Much less attention has been given to the challenge of how to organize groups of principals and central-office leaders to learn from one another. West Clermont, Ohio, a school district with which my colleagues at the Change Leadership Group and I have worked for the past five years, now uses principals’ meetings regularly to look at videotapes of teaching and talk about what is effective instruction. We also use school walk-throughs as a means to “calibrate” principals’ and central-office supervisors’ perceptions of teachers’ effectiveness. The San Diego school district uses school walk-throughs for the same purpose and has even constructed a special classroom with one-way mirrors to facilitate principals’ discussion of “live” teaching. And in a recent meeting of 11 Washington state district teams, sponsored by the Bill & Melinda Gates Foundation, we spent part of a morning looking at a videotape of a Bellingham, Wash., 9th grade teacher’s class and then watched a live and unrehearsed coaching session with that teacher.

Transforming education from a craft to a profession is the greatest challenge school and district leaders face.

We have found in our work with Gates Foundation district grantees that regular use of a common teaching tool in law, medicine, and business—the case-study method—is invaluable for administrators’ learning.

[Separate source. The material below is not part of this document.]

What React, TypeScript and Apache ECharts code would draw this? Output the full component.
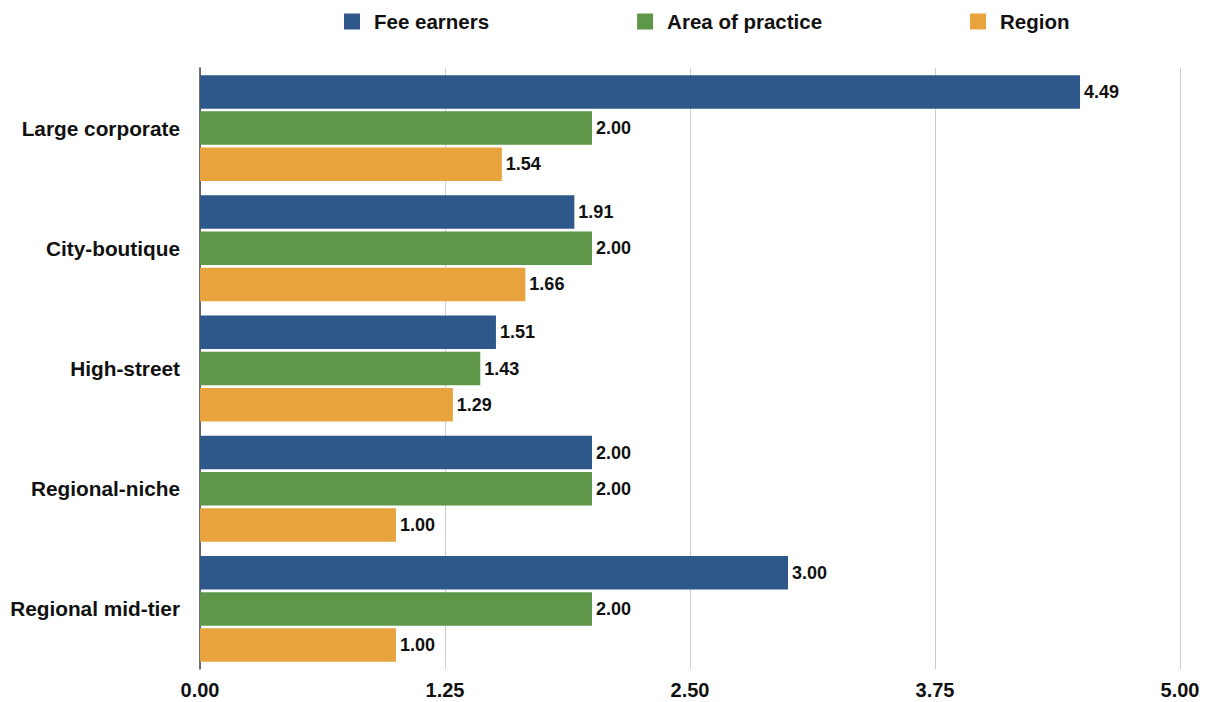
import React, { useEffect, useRef } from "react";
import * as echarts from "echarts";

const categories = ["Large corporate", "City-boutique", "High-street", "Regional-niche", "Regional mid-tier"];
const feeEarners = [4.49, 1.91, 1.51, 2.0, 3.0];
const areaOfPractice = [2.0, 2.0, 1.43, 2.0, 2.0];
const region = [1.54, 1.66, 1.29, 1.0, 1.0];
const xTicks = { min: 0, max: 5, interval: 1.25 };

const FONT = "'Liberation Sans', Arial, Helvetica, sans-serif";

export default function App() {
  const ref = useRef<HTMLDivElement>(null);
  useEffect(() => {
    if (!ref.current) return;
    const chart = echarts.init(ref.current, undefined, { renderer: "svg" });
    const label = {
      show: true,
      position: "right",
      distance: 4,
      fontFamily: FONT,
      fontWeight: "bold",
      fontSize: 18,
      color: "#111",
      formatter: (p: any) => Number(p.value).toFixed(2),
    };
    const mk = (name: string, data: number[], color: string) => ({
      name,
      type: "bar",
      data,
      barWidth: 33.5,
      barGap: "8%",
      itemStyle: { color },
      label,
    });
    chart.setOption({
      animation: false,
      textStyle: { fontFamily: FONT },
      legend: {
        top: 11,
        left: 344,
        padding: 0,
        icon: "rect",
        itemWidth: 16,
        itemHeight: 16,
        itemGap: 148,
        textStyle: {
          fontFamily: FONT,
          fontWeight: "bold",
          fontSize: 20.5,
          color: "#111",
          padding: [0, 0, 0, 9],
        },
        data: ["Fee earners", "Area of practice", "Region"],
      },
      grid: { left: 200, right: 30, top: 68, height: 601, containLabel: false },
      xAxis: {
        type: "value",
        min: xTicks.min,
        max: xTicks.max,
        interval: xTicks.interval,
        axisLine: { show: false },
        axisTick: { show: false },
        splitLine: { show: true, lineStyle: { color: "#cccccc", width: 1 } },
        axisLabel: {
          fontFamily: FONT,
          fontWeight: "bold",
          fontSize: 20,
          color: "#111",
          margin: 11,
          formatter: (v: number) => v.toFixed(2),
        },
      },
      yAxis: {
        type: "category",
        data: categories,
        inverse: true,
        axisLine: { show: true, lineStyle: { color: "#444", width: 1.5 } },
        axisTick: { show: false },
        axisLabel: {
          fontFamily: FONT,
          fontWeight: "bold",
          fontSize: 20.8,
          color: "#111",
          margin: 20,
        },
      },
      series: [
        mk("Fee earners", feeEarners, "#2E588A"),
        mk("Area of practice", areaOfPractice, "#5E9749"),
        mk("Region", region, "#E8A33C"),
      ],
    });
    return () => chart.dispose();
  }, []);
  return (
    <div
      ref={ref}
      style={{ position: "absolute", left: 0, top: 0, width: 1210, height: 702 }}
    />
  );
}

Groups of principals can be encouraged to present real case studies of teachers they are supervising, and even to role-play supervision conferences in meetings. Principals should have opportunities for colleagues to read and critique one another’s drafts of their schools’ annual improvement plans. Assistant superintendents and other central-office supervisors can also present real case studies of principals and schools with whom they are working. Finally, the recent work of the Connecticut Center for School Change suggests that superintendents also benefit from being in ongoing communities of practice where they conduct school walk-throughs together and discuss their work as instructional leaders with peers.

Unlike critical-friends groups and Wenger’s communities of practice, however, this new organization of work ultimately cannot be left only to those who volunteer; it must become the way we all do our work in schools and districts. Superintendent John Deasy’s work in Santa Monica, Calif., suggests a strategy for such a transition. He recently gave teachers in his small high schools additional planning time, but only on the condition that they form triads to visit each other’s classes to give and receive feedback. School and district administrators need to think creatively about a variety of incentives for participation in communities of practice that can, over time, become part of the culture of accountability and how work gets done. A first step is for leaders to model this approach to learning and problem-solving in all their meetings.

Transforming education from a craft to a profession is the greatest challenge school and district leaders face. Above all, “professionalizing” education means creating ongoing opportunities for discussion of problems of practice at every level in the organization. It is only through such discussion that we can collaboratively create new knowledge about how to continuously improve learning, teaching, and leadership.